WORK TO COMPLETE: Beneath this line sits some data. Return only its lines from the one holding "What Plotly code" through the one holding "colors = ['#FCFFA4', '#F57D15', '#A82E5F', '#420A68', '#000004']", inclusive, exactly, with the images removed.

[Source code of charts]
####

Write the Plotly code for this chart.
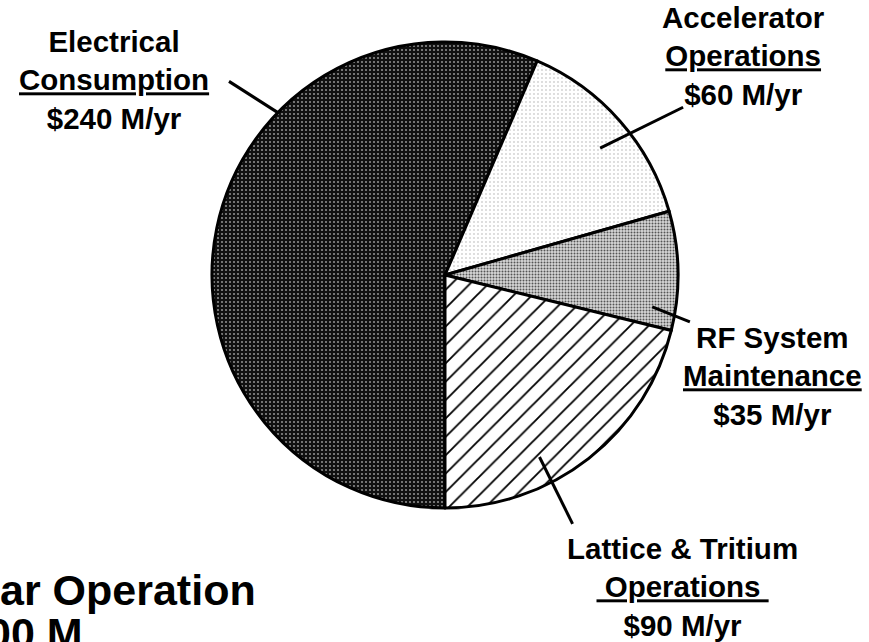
import math
import plotly.graph_objects as go

# data (clockwise from 6 o'clock)
labels = ['Electrical Consumption', 'Accelerator Operations',
          'RF System Maintenance', 'Lattice & Tritium Operations']
costs = [240, 60, 35, 90]  # $M/yr
label_text = [
    'Electrical<br><u>Consumption</u><br>$240 M/yr',
    'Accelerator<br><u>Operations</u><br>$60 M/yr',
    'RF System<br><u>Maintenance</u><br>$35 M/yr',
    'Lattice & Tritium<br><u>\u00a0Operations\u00a0</u><br>$90 M/yr',
]

W, H = 869, 642
CX, CY, R = 445, 275, 233  # pie centre / radius in pixels

# label block centres (pixels)
label_pos = [(114, 80), (743, 56), (772, 376), (682, 587)]
# leader lines: (fraction along slice, inner radius frac, outer angle shift deg, outer radius frac)
leaders = [(0.66, 1.00, 2.3, 1.245), (0.54, 0.86, -4.1, 1.25),
           (0.83, 0.90, -2.1, 1.07), (0.64, 0.88, -0.3, 1.20)]


def to_paper(px, py):
    return px / W, 1 - py / H


fig = go.Figure()
fig.add_trace(go.Pie(
    labels=labels, values=costs,
    sort=False, direction='clockwise', rotation=180,
    textinfo='none', showlegend=False, hoverinfo='label+value',
    domain=dict(x=[(CX - R) / W, (CX + R) / W],
                y=[1 - (CY + R) / H, 1 - (CY - R) / H]),
    marker=dict(
        colors=['#101010', 'white', '#d8d8d8', 'white'],
        line=dict(color='black', width=3),
        pattern=dict(
            shape=['.', '.', '.', '/'],
            fgcolor=['#8c8c8c', '#a0a0a0', '#555555', 'black'],
            bgcolor=['#101010', 'white', '#d8d8d8', 'white'],
            size=[4, 4, 3, 13],
            solidity=[0.22, 0.08, 0.35, 0.14],
            fillmode='replace',
        ),
    ),
))

total = sum(costs)
start = 270.0  # math angle of 6 o'clock, slices run clockwise
shapes = []
annotations = []
for i, v in enumerate(costs):
    span = 360.0 * v / total
    frac, rin, dang, rout = leaders[i]
    a1 = math.radians(start - frac * span)
    a2 = math.radians(start - frac * span + dang)
    x0, y0 = to_paper(CX + R * rin * math.cos(a1), CY - R * rin * math.sin(a1))
    x1, y1 = to_paper(CX + R * rout * math.cos(a2), CY - R * rout * math.sin(a2))
    shapes.append(dict(type='line', xref='paper', yref='paper',
                       x0=x0, y0=y0, x1=x1, y1=y1,
                       line=dict(color='black', width=3)))
    lx, ly = to_paper(*label_pos[i])
    annotations.append(dict(text='<b>' + label_text[i] + '</b>', x=lx, y=ly,
                            xref='paper', yref='paper', showarrow=False,
                            xanchor='center', yanchor='middle', align='center',
                            font=dict(family='Liberation Sans', size=29.5, color='black')))
    start -= span

# cut-off title in the lower left corner
for txt, px, py in [('ar Operation', -2, 590), ('00 M', -15, 633)]:
    ax, ay = to_paper(px, py)
    annotations.append(dict(text='<b>' + txt + '</b>', x=ax, y=ay,
                            xref='paper', yref='paper', showarrow=False,
                            xanchor='left', yanchor='middle',
                            font=dict(family='Liberation Sans', size=43, color='black')))

fig.update_layout(
    width=W, height=H,
    margin=dict(l=0, r=0, t=0, b=0),
    paper_bgcolor='white', plot_bgcolor='white',
    shapes=shapes, annotations=annotations,
)

fig.write_html('out.html', config={'displayModeBar': False},
               post_script="document.body.style.margin='0px';")
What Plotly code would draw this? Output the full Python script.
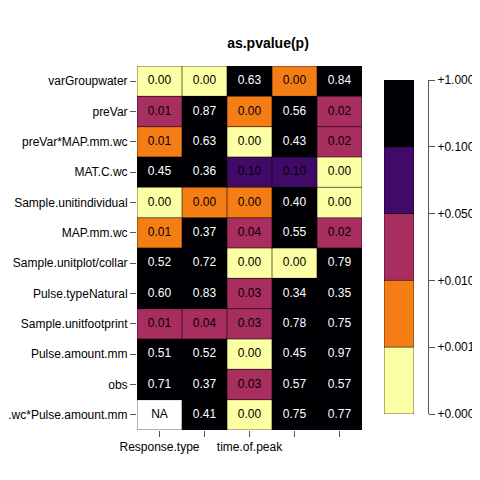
import plotly.graph_objects as go

# rows top to bottom, columns left to right
rows = ['varGroupwater', 'preVar', 'preVar*MAP.mm.wc', 'MAT.C.wc', 'Sample.unitindividual',
        'MAP.mm.wc', 'Sample.unitplot/collar', 'Pulse.typeNatural', 'Sample.unitfootprint',
        'Pulse.amount.mm', 'obs', 'MAP.mm.wc*Pulse.amount.mm']
cols = ['Response.type', 'c2', 'time.of.peak', 'c4', 'c5']
col_labels = ['Response.type', '', 'time.of.peak', '', '']

# p-values (estimated so each falls in the bin of its cell colour)
pvals = [
    [0.0004, 0.0004, 0.63, 0.004, 0.84],
    [0.012, 0.87, 0.004, 0.56, 0.02],
    [0.008, 0.63, 0.0004, 0.43, 0.02],
    [0.45, 0.36, 0.096, 0.098, 0.0004],
    [0.0004, 0.003, 0.003, 0.40, 0.0004],
    [0.008, 0.37, 0.04, 0.55, 0.02],
    [0.52, 0.72, 0.0004, 0.0004, 0.79],
    [0.60, 0.83, 0.03, 0.34, 0.35],
    [0.012, 0.04, 0.03, 0.78, 0.75],
    [0.51, 0.52, 0.0004, 0.45, 0.97],
    [0.71, 0.37, 0.03, 0.57, 0.57],
    [None, 0.41, 0.0004, 0.75, 0.77],
]
breaks = [0.001, 0.01, 0.05, 0.1]
break_labels = ['+0.000', '+0.001', '+0.010', '+0.050', '+0.100', '+1.000']
colors = ['#FCFFA4', '#F57D15', '#A82E5F', '#420A68', '#000004']


def bin_of(p):
    if p is None:
        return None
    return sum(p >= b for b in breaks)


z = [[bin_of(p) for p in r] for r in pvals]
cs = []
for i, c in enumerate(colors):
    cs += [[i / 5, c], [(i + 1) / 5, c]]

fig = go.Figure()
fig.add_trace(go.Heatmap(z=z, x=cols, y=rows, zmin=-0.5, zmax=4.5, colorscale=cs,
                         showscale=False, hoverinfo='skip'))

# cell text
tx, ty, tt, tc = [], [], [], []
for i, r in enumerate(pvals):
    for j, p in enumerate(r):
        tx.append(cols[j]); ty.append(rows[i])
        tt.append('NA' if p is None else '%.2f' % p)
        tc.append('white' if bin_of(p) == 4 else 'black')
fig.add_trace(go.Scatter(x=tx, y=ty, text=tt, mode='text',
                         textfont=dict(color=tc, size=12, family='Liberation Sans'),
                         hoverinfo='skip', showlegend=False))

# colour key as its own heatmap
fig.add_trace(go.Heatmap(z=[[i] for i in range(5)], x=[0], y=list(range(5)),
                         zmin=-0.5, zmax=4.5, colorscale=cs,
                         showscale=False, xaxis='x2', yaxis='y2', hoverinfo='skip'))

# cell borders
shapes = []
for k in range(len(rows) + 1):
    shapes.append(dict(type='line', xref='x', yref='y', x0=-0.5, x1=4.5, y0=k - 0.5, y1=k - 0.5,
                       line=dict(color='black', width=0.6)))
for k in range(len(cols) + 1):
    shapes.append(dict(type='line', xref='x', yref='y', x0=k - 0.5, x1=k - 0.5, y0=-0.5, y1=len(rows) - 0.5,
                       line=dict(color='black', width=0.6)))
for k in range(6):
    shapes.append(dict(type='line', xref='x2', yref='y2', x0=-0.5, x1=0.5, y0=k - 0.5, y1=k - 0.5,
                       line=dict(color='black', width=0.6)))
for xv in (-0.5, 0.5):
    shapes.append(dict(type='line', xref='x2', yref='y2', x0=xv, x1=xv, y0=-0.5, y1=4.5,
                       line=dict(color='black', width=0.6)))

W = 480.0
fig.update_layout(
    width=480, height=480, margin=dict(l=0, r=0, t=0, b=0, autoexpand=False),
    paper_bgcolor='white', plot_bgcolor='white',
    font=dict(family='Liberation Sans', size=12, color='black'),
    title=dict(text='<b>as.pvalue(p)</b>', x=260 / W, y=1 - 35 / W, xanchor='center', yanchor='middle',
               font=dict(size=14)),
    shapes=shapes,
    xaxis=dict(domain=[129 / W, 354 / W], range=[-0.5, 4.5], tickmode='array',
               tickvals=cols, ticktext=col_labels, ticks='outside', ticklen=6, tickcolor='#555',
               showgrid=False, zeroline=False, tickfont=dict(size=12), automargin=False),
    yaxis=dict(domain=[1 - 422 / W, 1 - 58 / W], range=[len(rows) - 0.5, -0.5],
               ticks='outside', ticklen=6, tickcolor='#555', showgrid=False, zeroline=False,
               tickfont=dict(size=12), automargin=False),
    xaxis2=dict(domain=[376 / W, 406 / W], range=[-0.5, 0.5], anchor='y2', visible=False),
    yaxis2=dict(domain=[1 - 406 / W, 1 - 72 / W], range=[-0.5, 4.5], anchor='free', position=420 / W,
                side='right', tickmode='array', tickvals=[k - 0.5 for k in range(6)],
                ticktext=break_labels, ticks='outside', ticklen=6, tickcolor='#555',
                showline=True, linecolor='#555', showgrid=False, zeroline=False, automargin=False),
)
fig.write_html('out.html')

####

THE COMPLETED TASK:
What Plotly code would draw this? Output the full Python script.
import plotly.graph_objects as go

# rows top to bottom, columns left to right
rows = ['varGroupwater', 'preVar', 'preVar*MAP.mm.wc', 'MAT.C.wc', 'Sample.unitindividual',
        'MAP.mm.wc', 'Sample.unitplot/collar', 'Pulse.typeNatural', 'Sample.unitfootprint',
        'Pulse.amount.mm', 'obs', 'MAP.mm.wc*Pulse.amount.mm']
cols = ['Response.type', 'c2', 'time.of.peak', 'c4', 'c5']
col_labels = ['Response.type', '', 'time.of.peak', '', '']

# p-values (estimated so each falls in the bin of its cell colour)
pvals = [
    [0.0004, 0.0004, 0.63, 0.004, 0.84],
    [0.012, 0.87, 0.004, 0.56, 0.02],
    [0.008, 0.63, 0.0004, 0.43, 0.02],
    [0.45, 0.36, 0.096, 0.098, 0.0004],
    [0.0004, 0.003, 0.003, 0.40, 0.0004],
    [0.008, 0.37, 0.04, 0.55, 0.02],
    [0.52, 0.72, 0.0004, 0.0004, 0.79],
    [0.60, 0.83, 0.03, 0.34, 0.35],
    [0.012, 0.04, 0.03, 0.78, 0.75],
    [0.51, 0.52, 0.0004, 0.45, 0.97],
    [0.71, 0.37, 0.03, 0.57, 0.57],
    [None, 0.41, 0.0004, 0.75, 0.77],
]
breaks = [0.001, 0.01, 0.05, 0.1]
break_labels = ['+0.000', '+0.001', '+0.010', '+0.050', '+0.100', '+1.000']
colors = ['#FCFFA4', '#F57D15', '#A82E5F', '#420A68', '#000004']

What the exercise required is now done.